Where would we be without Alain de Botton?

Posted by: Dr Kerry Moore

On Wednesday evening, after an afternoon of lecture preparation to teach my Year 2 Journalism, Media and Cultural Studies class Doing Media Research, I settled down to watch Newsnight on BBC 2. Alain de Botton, ‘philosopher, author and entrepreneur’ was on. He had some provocative, cutting edge and insightful ideas to share with the public based on his new book about how NOBODY EVER teaches anyone about the news (and they should). Absorbing the wisdom of de Botton like a hypodermic shot, it dawned on me that my work that day, the many hundreds, perhaps thousands of books about the news I believed to exist in Cardiff University library and the entire field of Journalism, Media and Cultural Studies must have all been a dream. No one had really thought seriously about studying media before, and where would we be without Alain de Botton?

In a slick package, full to the brim with a whole bunch of reasons why people should teach people about the news, but apparently do not, de Botton set the scene for an extraordinary roundtable discussion with Alastair Campbell and Samira Ahmed, in which his book’s ‘thesis’ was further deliberated for the benefit of potential customers…. I mean the Newsnight audience.

Amongst de Botton’s arguments was the provocative notion that the news is powerful, ‘shaping how we view political and economic reality’; the cutting edge revelation that the news ‘sets an agenda, but that agenda is woefully limited’ and the insightful observation that those skills of critical reading and interpretation reserved for scholarship of the arts and literature might find a more important purpose applied to reading the media.

And at the end of a robust debate, all the Newsnight panel agreed on one thing: we need to teach people about The Media.

But, the problem with the thesis of this philosopher, author and entrepreneur (to coin an approximate acronym we might call this a PANT’s thesis) is that it’s not really his thesis. It was as if Richard Hoggart’s The Uses of Literacy (1957), McCombs and Shaw’s The Agenda Setting Function of the Mass Media (1972), the entire works of the Birmingham Centre for Contemporary Cultural Studies (1964-2002), and all other seminal works inspired by such then and since had never happened.

Why such a blind spot? And why should such a complete lack of awareness/denial of the academic field of Journalism and Media, and Media education be showcased on a flagship BBC News Programme? Media Studies has been offered as a specialist subject at A-Level since 1988 and at GCSE since 1986. Every year in our own department alone, around 120 students graduate with BAs in Journalism, Media and Cultural Studies, 250 with MAs and there are a continuous stream of PhDs – many of whom have worked in the media as journalists and editors and who now genuinely are producing cutting edge research furthering academic understanding of the news media industry, media content and media’s relationships with society and its other institutions. Since its inception, a central feature of Media Studies has been its critical and disruptive social force – always looking beyond the Academy to try to make sense of the manifold ways in which media plays a fundamental role in our political, economic and cultural lives. As Professor Natalie Fenton argues in Critiquing Power and Contesting Meaning (a blog that Alain de Botton might do well to read),

‘Media studies opens up the production and circulation of social meaning to critique; allows us to trace its history, theorize its power, calculate its destructiveness and then seek to express our own concerns in art, film, journalism and poetry’

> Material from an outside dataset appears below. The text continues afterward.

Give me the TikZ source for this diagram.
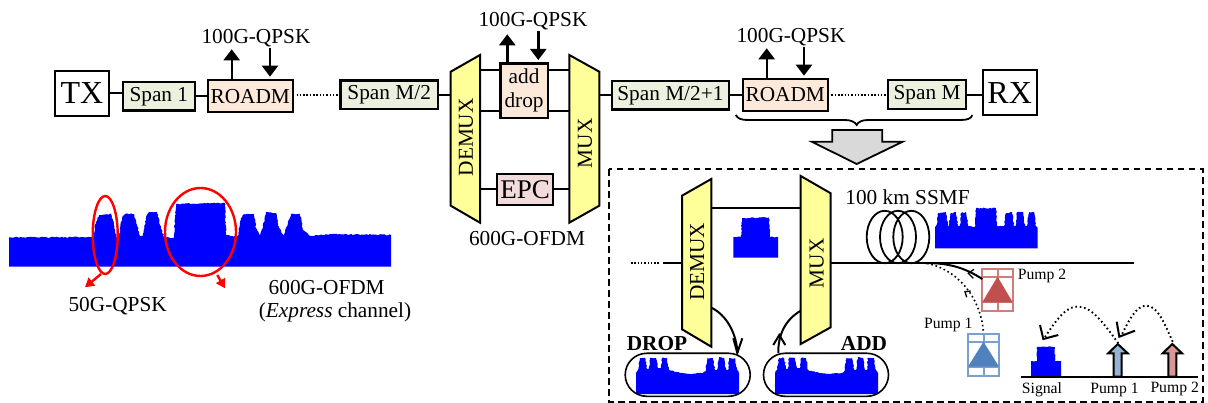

And yet Media studies has always contended with the slight of ‘Mickey Mouse subject’, as Professor James Curran’s Keynote address to the subject association MeCCSA’s annual conference acutely summarised last year.

Of course, the kind of provocation and disapprobation I and other scholars in the field have been moved to may well be the very response intended by de Botton – the generation of interest in the fundamentally obvious, however it comes, may well serve the modus operandi of PANTs.

At least we can all agree that Media Literacy is an increasingly important skill in the digital world. But, in a time when critical scholarship is devalued for its lack of measurable ‘impact’, it is, I think, all the more important to highlight and respond to such a seemingly casual erasure of decades of research expertise, showcased by a programme like Newsnight.